Bring it all back to our values as Americans. There is always more that unites us than divides us, and this is one of the most important themes for Kennedy to hit. It won't be enough to highlight the challenges we face as nation. He'll need to call on our better angels and pay homage to this great cultural experiment called America -- whether he is talking about immigration reform that honors our values of inclusiveness or responding to an infrastructure plan that speaks to American ingenuity and hard work. And in the wake of everything we've witnessed so far from the Trump administration, Kennedy should remind us all of what Barack Obama called in his own inaugural speech "a recognition on the part of every American that we have duties to ourselves, our nation, and the world - duties that we do not grudgingly accept but rather seize gladly."
It's hard to overemphasize the challenge of delivering the official State of the Union response.
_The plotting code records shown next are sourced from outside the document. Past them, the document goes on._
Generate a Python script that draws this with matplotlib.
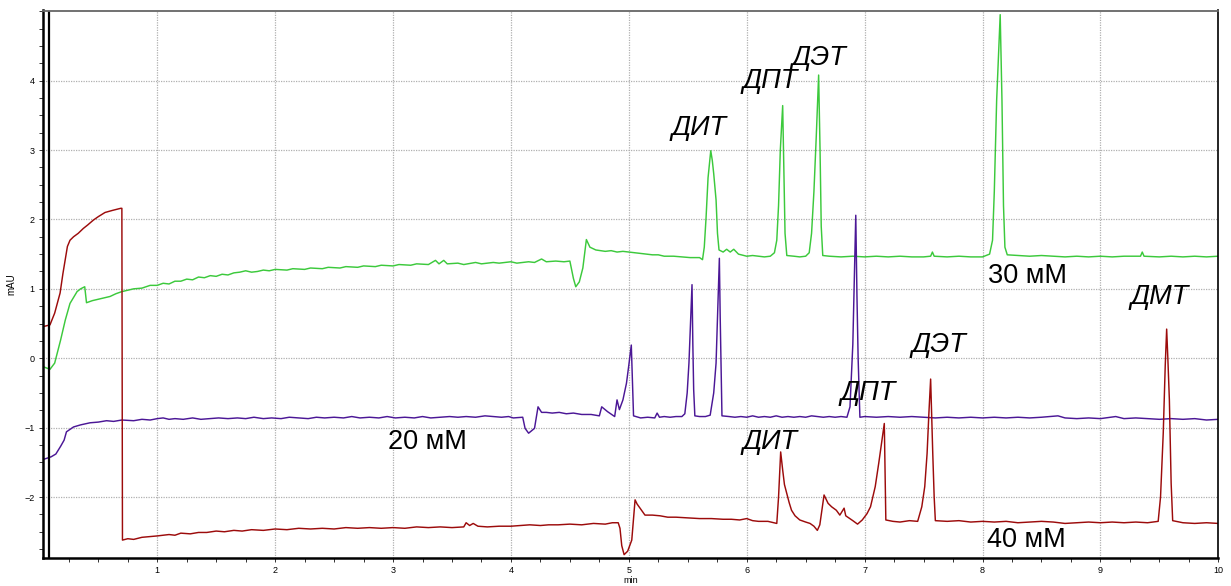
import matplotlib
matplotlib.use("Agg")
import matplotlib.pyplot as plt
import numpy as np
from matplotlib.ticker import MultipleLocator, FixedLocator

plt.rcParams['font.family'] = ['Liberation Sans', 'DejaVu Sans']

# chromatogram traces, (time in min, signal in mAU)
trace_30mM = [
    (0.03, -0.12), (0.09, -0.16), (0.13, -0.07), (0.18, 0.26), (0.22, 0.55),
    (0.26, 0.79), (0.32, 0.96), (0.35, 1.00), (0.385, 1.03), (0.40, 0.80),
    (0.45, 0.83), (0.50, 0.85), (0.55, 0.87), (0.60, 0.89), (0.65, 0.93),
    (0.70, 0.96), (0.75, 0.98), (0.80, 1.00), (0.87, 1.01), (0.94, 1.05),
    (1.00, 1.05), (1.05, 1.08), (1.10, 1.07), (1.15, 1.11), (1.20, 1.11),
    (1.25, 1.14), (1.30, 1.13), (1.35, 1.17), (1.40, 1.16), (1.45, 1.19),
    (1.50, 1.18), (1.55, 1.21), (1.60, 1.20), (1.65, 1.23), (1.70, 1.24),
    (1.75, 1.26), (1.80, 1.24), (1.85, 1.25), (1.90, 1.27), (1.95, 1.26),
    (2.00, 1.28), (2.10, 1.27), (2.15, 1.29), (2.25, 1.28), (2.30, 1.30),
    (2.40, 1.29), (2.45, 1.31), (2.55, 1.30), (2.60, 1.32), (2.70, 1.31),
    (2.75, 1.33), (2.85, 1.32), (2.90, 1.34), (3.00, 1.33), (3.05, 1.35),
    (3.15, 1.34), (3.20, 1.36), (3.30, 1.35), (3.36, 1.41), (3.39, 1.36),
    (3.43, 1.41), (3.46, 1.36), (3.55, 1.37), (3.60, 1.35), (3.70, 1.38),
    (3.75, 1.36), (3.85, 1.38), (3.90, 1.37), (4.00, 1.39), (4.05, 1.37),
    (4.15, 1.39), (4.20, 1.38), (4.26, 1.43), (4.30, 1.39), (4.38, 1.40),
    (4.45, 1.39), (4.50, 1.40), (4.53, 1.15), (4.55, 1.03), (4.58, 1.10),
    (4.61, 1.30), (4.64, 1.71), (4.67, 1.60), (4.72, 1.56), (4.80, 1.54),
    (4.85, 1.55), (4.90, 1.53), (4.95, 1.54), (5.00, 1.53), (5.05, 1.52),
    (5.10, 1.51), (5.15, 1.50), (5.20, 1.49), (5.25, 1.49), (5.30, 1.47),
    (5.38, 1.47), (5.45, 1.46), (5.52, 1.45), (5.60, 1.45), (5.625, 1.42),
    (5.640, 1.60), (5.655, 2.02), (5.672, 2.60), (5.695, 2.99), (5.708, 2.85),
    (5.72, 2.66), (5.74, 2.28), (5.752, 1.80), (5.765, 1.56), (5.80, 1.53),
    (5.83, 1.57), (5.86, 1.53), (5.89, 1.57), (5.93, 1.50), (6.00, 1.47),
    (6.05, 1.48), (6.10, 1.47), (6.15, 1.46), (6.20, 1.47), (6.235, 1.52),
    (6.255, 1.70), (6.27, 2.20), (6.285, 3.00), (6.305, 3.64), (6.315, 2.70),
    (6.325, 1.80), (6.34, 1.48), (6.40, 1.47), (6.45, 1.46), (6.50, 1.47),
    (6.53, 1.52), (6.55, 1.80), (6.57, 2.40), (6.59, 3.20), (6.61, 4.08),
    (6.622, 3.00), (6.632, 1.90), (6.645, 1.48), (6.70, 1.47), (6.80, 1.46),
    (6.90, 1.47), (7.00, 1.46), (7.10, 1.47), (7.20, 1.46), (7.30, 1.47),
    (7.40, 1.46), (7.50, 1.46), (7.56, 1.47), (7.575, 1.53), (7.59, 1.47),
    (7.70, 1.46), (7.80, 1.47), (7.90, 1.46), (8.00, 1.46), (8.06, 1.50),
    (8.085, 1.70), (8.10, 2.40), (8.12, 3.72), (8.15, 4.95), (8.165, 3.72),
    (8.178, 2.20), (8.19, 1.60), (8.21, 1.49), (8.30, 1.48), (8.40, 1.47),
    (8.50, 1.48), (8.60, 1.47), (8.70, 1.46), (8.80, 1.47), (8.90, 1.46),
    (9.00, 1.47), (9.10, 1.46), (9.20, 1.47), (9.34, 1.47), (9.355, 1.53),
    (9.37, 1.47), (9.50, 1.46), (9.60, 1.47), (9.70, 1.46), (9.80, 1.47),
    (9.90, 1.46), (10.00, 1.47),
]

trace_20mM = [
    (0.03, -1.46), (0.10, -1.42), (0.14, -1.38), (0.18, -1.27), (0.21, -1.18),
    (0.23, -1.06), (0.29, -0.99), (0.35, -0.96), (0.43, -0.93), (0.50, -0.92),
    (0.57, -0.90), (0.63, -0.91), (0.70, -0.89), (0.80, -0.90), (0.87, -0.88),
    (0.94, -0.89), (1.00, -0.87), (1.05, -0.86), (1.10, -0.88), (1.15, -0.87),
    (1.22, -0.88), (1.30, -0.86), (1.37, -0.88), (1.45, -0.87), (1.52, -0.86),
    (1.60, -0.87), (1.68, -0.86), (1.75, -0.87), (1.82, -0.85), (1.90, -0.87),
    (1.97, -0.86), (2.05, -0.87), (2.12, -0.85), (2.20, -0.86), (2.28, -0.87),
    (2.35, -0.85), (2.42, -0.86), (2.50, -0.85), (2.58, -0.86), (2.65, -0.84),
    (2.72, -0.86), (2.80, -0.85), (2.88, -0.86), (2.95, -0.84), (3.02, -0.86),
    (3.10, -0.85), (3.18, -0.86), (3.25, -0.84), (3.32, -0.86), (3.40, -0.85),
    (3.48, -0.84), (3.55, -0.85), (3.62, -0.84), (3.70, -0.85), (3.78, -0.83),
    (3.85, -0.84), (3.92, -0.85), (3.98, -0.84), (4.02, -0.86), (4.10, -0.85),
    (4.12, -1.01), (4.15, -1.08), (4.20, -1.01), (4.23, -0.70), (4.26, -0.78),
    (4.30, -0.78), (4.35, -0.79), (4.41, -0.78), (4.47, -0.80), (4.53, -0.79),
    (4.60, -0.81), (4.68, -0.81), (4.75, -0.83), (4.77, -0.70), (4.82, -0.77),
    (4.88, -0.84), (4.90, -0.60), (4.92, -0.74), (4.95, -0.60), (4.98, -0.36),
    (5.00, -0.10), (5.021, 0.19), (5.03, -0.30), (5.04, -0.83), (5.10, -0.86),
    (5.16, -0.85), (5.22, -0.86), (5.24, -0.79), (5.26, -0.85), (5.30, -0.84),
    (5.35, -0.85), (5.40, -0.84), (5.45, -0.84), (5.475, -0.80), (5.495, -0.50),
    (5.51, -0.07), (5.536, 1.06), (5.543, 0.20), (5.55, -0.45), (5.56, -0.83),
    (5.60, -0.84), (5.65, -0.84), (5.69, -0.82), (5.72, -0.50), (5.74, -0.07),
    (5.768, 1.44), (5.775, 0.60), (5.783, -0.20), (5.79, -0.83), (5.85, -0.84),
    (5.90, -0.85), (5.95, -0.84), (6.00, -0.85), (6.05, -0.83), (6.10, -0.85),
    (6.15, -0.84), (6.20, -0.85), (6.25, -0.83), (6.30, -0.85), (6.35, -0.84),
    (6.40, -0.85), (6.45, -0.84), (6.50, -0.85), (6.55, -0.83), (6.60, -0.84),
    (6.65, -0.85), (6.70, -0.84), (6.75, -0.85), (6.80, -0.84), (6.85, -0.85),
    (6.876, -0.70), (6.90, 0.20), (6.925, 2.06), (6.935, 0.90), (6.945, 0.00),
    (6.96, -0.85), (7.00, -0.84), (7.10, -0.85), (7.20, -0.84), (7.30, -0.85),
    (7.40, -0.84), (7.50, -0.85), (7.60, -0.86), (7.70, -0.85), (7.80, -0.86),
    (7.90, -0.85), (8.00, -0.86), (8.10, -0.85), (8.20, -0.86), (8.30, -0.85),
    (8.40, -0.86), (8.50, -0.85), (8.64, -0.83), (8.70, -0.86), (8.80, -0.87),
    (8.90, -0.86), (9.00, -0.87), (9.13, -0.84), (9.20, -0.87), (9.30, -0.86),
    (9.40, -0.87), (9.50, -0.88), (9.60, -0.87), (9.70, -0.88), (9.80, -0.87),
    (9.90, -0.89), (10.00, -0.88),
]

trace_40mM = [
    (0.03, 0.455), (0.09, 0.48), (0.13, 0.65), (0.176, 0.94), (0.20, 1.22),
    (0.238, 1.61), (0.26, 1.70), (0.29, 1.75), (0.33, 1.80), (0.373, 1.87),
    (0.41, 1.92), (0.458, 1.99), (0.50, 2.04), (0.557, 2.10), (0.62, 2.13),
    (0.69, 2.16), (0.70, 2.16), (0.705, -2.62), (0.75, -2.60), (0.80, -2.61),
    (0.87, -2.58), (0.94, -2.57), (1.00, -2.56), (1.05, -2.55), (1.10, -2.54),
    (1.15, -2.55), (1.20, -2.52), (1.28, -2.53), (1.35, -2.51), (1.42, -2.51),
    (1.50, -2.49), (1.57, -2.50), (1.65, -2.48), (1.72, -2.49), (1.80, -2.47),
    (1.90, -2.48), (2.00, -2.46), (2.10, -2.47), (2.20, -2.45), (2.30, -2.46),
    (2.40, -2.45), (2.50, -2.46), (2.60, -2.44), (2.70, -2.45), (2.80, -2.44),
    (2.90, -2.45), (3.00, -2.44), (3.10, -2.45), (3.20, -2.43), (3.30, -2.44),
    (3.40, -2.43), (3.50, -2.44), (3.60, -2.43), (3.62, -2.37), (3.65, -2.41),
    (3.68, -2.38), (3.72, -2.42), (3.80, -2.43), (3.90, -2.42), (4.00, -2.42),
    (4.08, -2.41), (4.16, -2.40), (4.25, -2.41), (4.32, -2.40), (4.40, -2.40),
    (4.50, -2.39), (4.60, -2.40), (4.70, -2.38), (4.80, -2.39), (4.86, -2.37),
    (4.91, -2.37), (4.925, -2.45), (4.94, -2.70), (4.96, -2.83), (4.99, -2.78),
    (5.025, -2.62), (5.04, -2.30), (5.053, -2.04), (5.07, -2.10), (5.095, -2.16),
    (5.137, -2.26), (5.20, -2.26), (5.265, -2.27), (5.33, -2.29), (5.40, -2.29),
    (5.50, -2.30), (5.60, -2.31), (5.70, -2.31), (5.80, -2.32), (5.87, -2.32),
    (5.94, -2.33), (6.00, -2.31), (6.05, -2.34), (6.10, -2.35), (6.18, -2.35),
    (6.255, -2.38), (6.27, -2.00), (6.288, -1.35), (6.305, -1.61), (6.32, -1.82),
    (6.34, -1.95), (6.36, -2.08), (6.38, -2.19), (6.41, -2.27), (6.45, -2.33),
    (6.50, -2.36), (6.537, -2.38), (6.57, -2.42), (6.599, -2.48), (6.62, -2.40),
    (6.656, -1.97), (6.69, -2.09), (6.72, -2.14), (6.76, -2.19), (6.79, -2.26),
    (6.826, -2.16), (6.84, -2.27), (6.90, -2.34), (6.94, -2.39), (6.98, -2.33),
    (7.02, -2.24), (7.05, -2.14), (7.09, -1.85), (7.12, -1.51), (7.15, -1.15),
    (7.167, -0.94), (7.175, -1.80), (7.18, -2.33), (7.24, -2.35), (7.30, -2.36),
    (7.38, -2.34), (7.45, -2.35), (7.485, -2.14), (7.51, -1.85), (7.53, -1.37),
    (7.545, -0.80), (7.56, -0.30), (7.57, -0.90), (7.578, -1.37), (7.59, -2.00),
    (7.60, -2.34), (7.70, -2.35), (7.80, -2.34), (7.90, -2.36), (8.00, -2.35),
    (8.10, -2.36), (8.20, -2.35), (8.30, -2.37), (8.40, -2.36), (8.50, -2.35),
    (8.60, -2.36), (8.70, -2.38), (8.80, -2.37), (8.90, -2.36), (9.00, -2.37),
    (9.10, -2.36), (9.20, -2.37), (9.30, -2.36), (9.40, -2.37), (9.49, -2.35),
    (9.51, -2.00), (9.533, -1.08), (9.55, -0.10), (9.562, 0.42), (9.572, 0.00),
    (9.585, -0.60), (9.60, -1.80), (9.613, -2.34), (9.70, -2.37), (9.80, -2.38),
    (9.90, -2.37), (10.00, -2.38),
]

# peak names and series tags
peak_labels_30 = ["ДИТ", "ДПТ", "ДЭТ"]
peak_labels_40 = ["ДИТ", "ДПТ", "ДЭТ", "ДМТ"]
series_names = ["30 мМ", "20 мМ", "40 мМ"]

colors = {"30": "#3cc93c", "20": "#4b1796", "40": "#9c0b0b"}

fig = plt.figure(figsize=(12.31, 5.86), dpi=100)
ax = fig.add_axes([43 / 1231, 1 - 558 / 586, 1175.3 / 1231, 547.5 / 586])

for trace, key in [(trace_30mM, "30"), (trace_20mM, "20"), (trace_40mM, "40")]:
    t, v = np.array(trace).T
    ax.plot(t, v, color=colors[key], lw=1.05, solid_joinstyle='round')

ax.axvline(0.082, color='black', lw=1.6)

ax.set_xlim(0.031, 10.0)
ax.set_ylim(-2.878, 5.01)

ax.xaxis.set_major_locator(MultipleLocator(1))
ax.xaxis.set_minor_locator(MultipleLocator(0.25))
ax.yaxis.set_major_locator(FixedLocator([-2, -1, 0, 1, 2, 3, 4]))
ax.yaxis.set_minor_locator(MultipleLocator(0.25))
ax.tick_params(which='both', direction='out', length=3, width=0.7,
               labelsize=6.5, color='#333333', pad=3)
ax.grid(True, which='major', color='#b0b0b0', linestyle=(0, (1, 1)), lw=0.9)

for side in ['left', 'bottom']:
    ax.spines[side].set_linewidth(1.8)
    ax.spines[side].set_color('black')
ax.spines['right'].set_linewidth(1.2)
ax.spines['right'].set_color('black')
ax.spines['top'].set_linewidth(1.3)
ax.spines['top'].set_color('#666666')

ax.set_ylabel("mAU", fontsize=7, labelpad=6)
ax.set_xlabel("min", fontsize=6.5, labelpad=0.5)

# peak names
label_pos_30 = [(5.60, 3.32), (6.20, 3.99), (6.61, 4.33)]
label_pos_40 = [(6.20, -1.20), (7.03, -0.50), (7.63, 0.19), (9.50, 0.88)]
for name, (x, y) in zip(peak_labels_30, label_pos_30):
    ax.text(x, y, name, fontsize=19.5, style='italic', ha='center', va='center')
for name, (x, y) in zip(peak_labels_40, label_pos_40):
    ax.text(x, y, name, fontsize=19.5, style='italic', ha='center', va='center')

series_pos = [(8.38, 1.19), (3.29, -1.21), (8.37, -2.62)]
for name, (x, y) in zip(series_names, series_pos):
    ax.text(x, y, name, fontsize=19.5, ha='center', va='center')

fig.savefig("out.png", dpi=100)
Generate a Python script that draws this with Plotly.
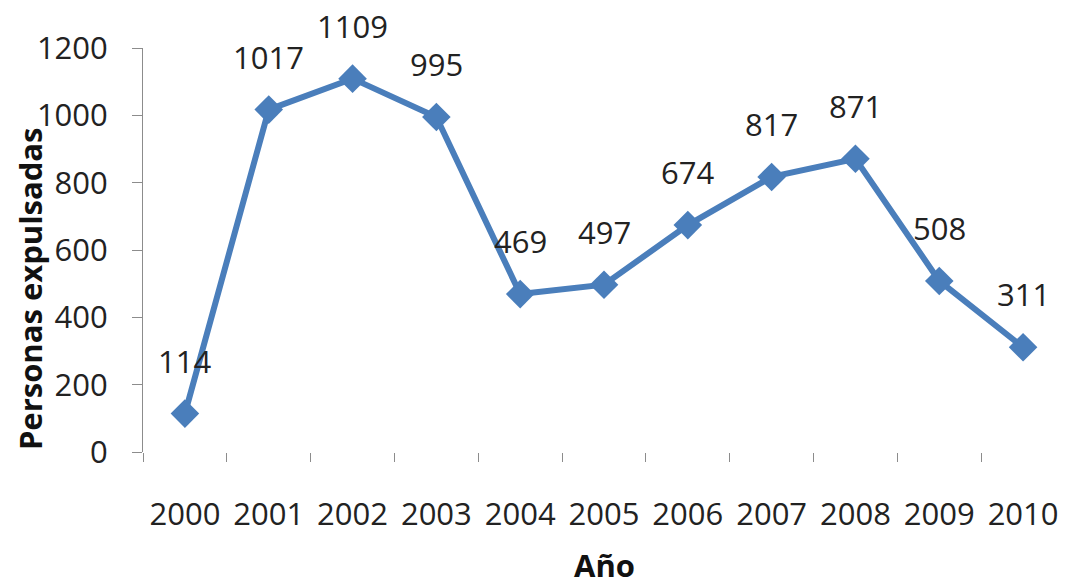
import plotly.graph_objects as go

years = [2000, 2001, 2002, 2003, 2004, 2005, 2006, 2007, 2008, 2009, 2010]
expelled = [114, 1017, 1109, 995, 469, 497, 674, 817, 871, 508, 311]

y_ticks = [0, 200, 400, 600, 800, 1000, 1200]

blue = "#4A7EBB"
font = "Open Sans"

fig = go.Figure()
fig.add_trace(go.Scatter(
    x=years, y=expelled,
    mode="lines+markers",
    line=dict(color=blue, width=6),
    marker=dict(symbol="diamond", size=22, color=blue),
    cliponaxis=False,
    showlegend=False,
))

# value labels sit well above each point, like the Excel original
for yr, v in zip(years, expelled):
    fig.add_annotation(x=yr, y=v, text=str(v), showarrow=False,
                       yshift=53, font=dict(family=font, size=31, color="#222"))

fig.add_annotation(text="<b>Personas expulsadas</b>", textangle=-90,
                   xref="paper", yref="paper", x=-0.123, y=0.0,
                   xanchor="center", yanchor="bottom", showarrow=False,
                   font=dict(family=font, size=31, color="#111"))
fig.add_annotation(text="<b>Año</b>", xref="paper", yref="paper",
                   x=0.5, y=-0.28, xanchor="center", yanchor="middle",
                   showarrow=False, font=dict(family=font, size=31, color="#111"))

# ticks between the years (category boundaries), labels at the years
fig.update_xaxes(range=[years[0] - 0.5, years[-1] + 0.5], tickvals=years,
                 ticks="", showline=False, showgrid=False, zeroline=False,
                 ticklabelstandoff=41, automargin=False,
                 minor=dict(tick0=years[0] - 0.5, dtick=1, ticks="outside",
                            ticklen=9, tickcolor="#8c8c8c", showgrid=False),
                 tickfont=dict(family=font, size=31, color="#222"))
fig.update_yaxes(range=[0, 1200], tickvals=y_ticks, showline=True,
                 linecolor="#8c8c8c", linewidth=1, ticks="outside",
                 ticklen=10, tickcolor="#8c8c8c", showgrid=False,
                 zeroline=False, ticklabelstandoff=18, automargin=False,
                 tickfont=dict(family=font, size=31, color="#222"))

# the page body adds an 8px offset at top/left, so the figure is 8px smaller
fig.update_layout(width=1058, height=574,
                  margin=dict(l=135, r=1, t=40, b=130),
                  plot_bgcolor="white", paper_bgcolor="white")

fig.write_html("out.html")
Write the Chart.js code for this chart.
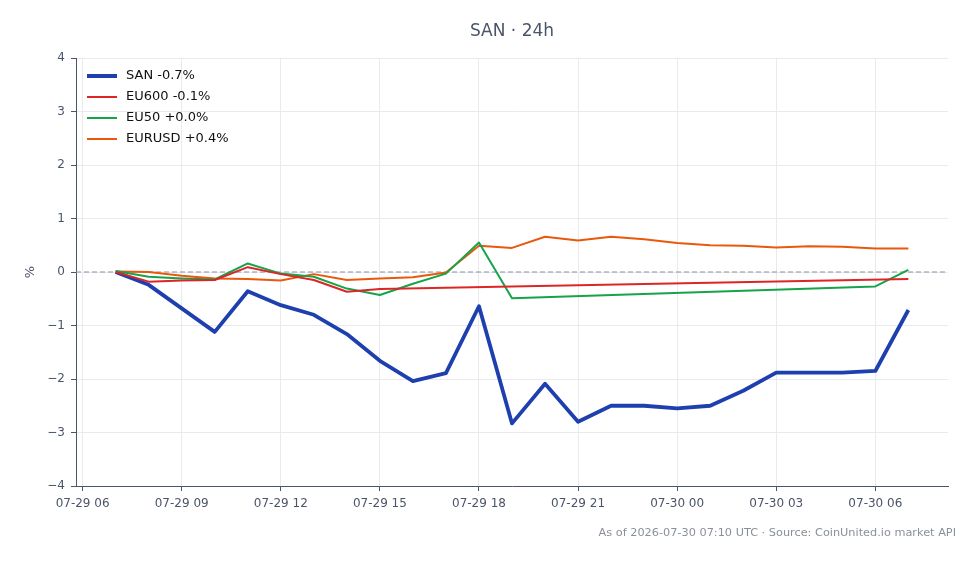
<!DOCTYPE html>
<html>
<head>
<meta charset="utf-8">
<script src="https://cdn.jsdelivr.net/npm/chart.js@4/dist/chart.umd.min.js"></script>
<style>
  html, body { margin: 0; padding: 0; background: #fff; }
  #wrap { width: 980px; height: 564px; }
</style>
</head>
<body>
<div id="wrap"><canvas id="chart" width="980" height="564"></canvas></div>
<script>
// hours since 07-29 00:00 UTC
const hours = [7, 8, 9, 10, 11, 12, 13, 14, 15, 16, 17, 18, 19, 20, 21, 22, 23, 24, 25, 26, 27, 28, 29, 30, 31];

const sanValues = [0, -0.24, -0.68, -1.12, -0.36, -0.62, -0.80, -1.16, -1.66, -2.04, -1.89, -0.64, -2.83,
  -2.09, -2.80, -2.50, -2.50, -2.55, -2.50, -2.22, -1.88, -1.88, -1.88, -1.85, -0.71];
const eu600Values = [0, -0.18, -0.16, -0.15, 0.09, -0.04, -0.15, -0.37, -0.32, null, null, null, null,
  null, null, null, null, null, null, null, null, null, null, null, -0.13];
const eu50Values = [0.02, -0.09, -0.12, -0.14, 0.16, -0.03, -0.09, -0.31, -0.43, -0.22, -0.03, 0.55, -0.49,
  null, null, null, null, null, null, null, null, null, null, -0.27, 0.04];
const eurusdValues = [0.01, 0.0, -0.07, -0.12, -0.13, -0.16, -0.04, -0.15, -0.12, -0.10, -0.01, 0.49, 0.45,
  0.66, 0.59, 0.66, 0.61, 0.54, 0.50, 0.49, 0.46, 0.48, 0.47, 0.44, 0.44];

const tickHours = [6, 9, 12, 15, 18, 21, 24, 27, 30];
const tickLabels = ['07-29 06', '07-29 09', '07-29 12', '07-29 15', '07-29 18', '07-29 21', '07-30 00', '07-30 03', '07-30 06'];

const seriesNames = ['SAN -0.7%', 'EU600 -0.1%', 'EU50 +0.0%', 'EURUSD +0.4%'];
const seriesColors = ['#1e40af', '#dc2626', '#16a34a', '#ea580c'];
const seriesWidths = [3.8, 2, 2, 2];
const seriesData = [sanValues, eu600Values, eu50Values, eurusdValues];

const FONT = "'DejaVu Sans', sans-serif";
const textColor = '#4a5568';
const axisColor = '#4a5568';
const gridColor = '#e8eaee';

const pts = (vals) => hours.map((h, i) => ({ x: h, y: vals[i] }));

// draw order: SAN last so it sits on top
const order = [1, 2, 3, 0];
const datasets = order.map((i) => ({
    label: seriesNames[i],
    data: pts(seriesData[i]),
    borderColor: seriesColors[i],
    backgroundColor: seriesColors[i],
    borderWidth: seriesWidths[i],
    pointRadius: 0,
    tension: 0,
    spanGaps: true,
    borderJoinStyle: 'round',
}));

const extras = {
    id: 'extras',
    beforeDatasetsDraw(chart) {
        const { ctx, chartArea, scales } = chart;
        const y0 = scales.y.getPixelForValue(0);
        ctx.save();
        ctx.strokeStyle = '#8594ad';
        ctx.lineWidth = 1;
        ctx.setLineDash([5, 3]);
        ctx.beginPath();
        ctx.moveTo(chartArea.left, y0);
        ctx.lineTo(chartArea.right, y0);
        ctx.stroke();
        ctx.restore();
    },
    afterDraw(chart) {
        const { ctx, chartArea } = chart;
        ctx.save();
        // title
        ctx.fillStyle = textColor;
        ctx.font = `17px ${FONT}`;
        ctx.textAlign = 'center';
        ctx.textBaseline = 'middle';
        ctx.fillText('SAN · 24h', (chartArea.left + chartArea.right) / 2, 32);

        // y axis title
        ctx.save();
        ctx.translate(31, (chartArea.top + chartArea.bottom) / 2);
        ctx.rotate(-Math.PI / 2);
        ctx.font = `13px ${FONT}`;
        ctx.fillText('%', 0, 0);
        ctx.restore();

        // legend
        ctx.font = `13px ${FONT}`;
        ctx.textAlign = 'left';
        seriesNames.forEach((name, i) => {
            const y = 76 + i * 21;
            ctx.strokeStyle = seriesColors[i];
            ctx.lineWidth = i === 0 ? 4 : 2;
            ctx.beginPath();
            ctx.moveTo(87, y);
            ctx.lineTo(117, y);
            ctx.stroke();
            ctx.fillStyle = '#111';
            ctx.fillText(name, 126, y);
        });

        // footer
        ctx.font = `11.3px ${FONT}`;
        ctx.fillStyle = '#8a9099';
        ctx.textAlign = 'right';
        ctx.fillText('As of 2026-07-30 07:10 UTC · Source: CoinUnited.io market API', 956, 533);
        ctx.restore();
    },
};

new Chart(document.getElementById('chart'), {
    type: 'line',
    data: { datasets },
    options: {
        responsive: false,
        devicePixelRatio: 1,
        animation: false,
        layout: { padding: { top: 58, right: 32, bottom: 40, left: 0 } },
        plugins: {
            legend: { display: false },
            tooltip: { enabled: false },
        },
        scales: {
            x: {
                type: 'linear',
                min: 5.8,
                max: 32.2,
                afterBuildTicks: (scale) => { scale.ticks = tickHours.map((v) => ({ value: v })); },
                afterFit: (scale) => { scale.height = 38; },
                ticks: {
                    color: textColor,
                    font: { family: FONT, size: 12 },
                    padding: 6,
                    maxRotation: 0,
                    autoSkip: false,
                    callback: (v) => tickLabels[tickHours.indexOf(v)],
                },
                grid: { color: gridColor, tickColor: axisColor, tickLength: 5 },
                border: { display: true, color: axisColor, width: 1 },
            },
            y: {
                min: -4,
                max: 4,
                afterFit: (scale) => { scale.width = 76; },
                ticks: {
                    stepSize: 1,
                    color: textColor,
                    font: { family: FONT, size: 12 },
                    padding: 6,
                    callback: (v) => (v < 0 ? '\u2212' + Math.abs(v) : String(v)),
                },
                grid: { color: gridColor, tickColor: axisColor, tickLength: 5 },
                border: { display: true, color: axisColor, width: 1 },
            },
        },
    },
    plugins: [extras],
});
</script>
</body>
</html>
Coming on the heels of the State of the Union, the contrast of a lengthy direct-to-camera speech against live audience remarks by the Commander-in-Chief, it usually comes across as stilted and rehearsed, if not painfully mechanical. While Kennedy has shown great promise as a speaker - his floor speech skewering the administration on the Affordable Care Act went viral and his remarks in the aftermath of the Charlottesville white supremacist rally received upwards of 15 million views - history has not been kind to those who deliver the official response. And there's always the risk of creating a moment that overshadows the response entirely, whether it's Marco Rubio's parched mouth, Bobby Jindal's weirdly robotic delivery (think Kenneth from "30 Rock"), or Steve Beshear's declaration he was "a proud Republican, and Democrat, and mostly American."
Yet done right, Joe Kennedy has the opportunity to reach into the living rooms of millions of Americans to point out the holes in the State of the Union and the faults in the president's vision for the future and to show viewers that it's the Democratic Party that has their interests in mind. It's the starting gun for the 2018 races and should preview the foundational arguments we'll be hearing on the campaign trail this year.
And that is certainly worth watching tomorrow night.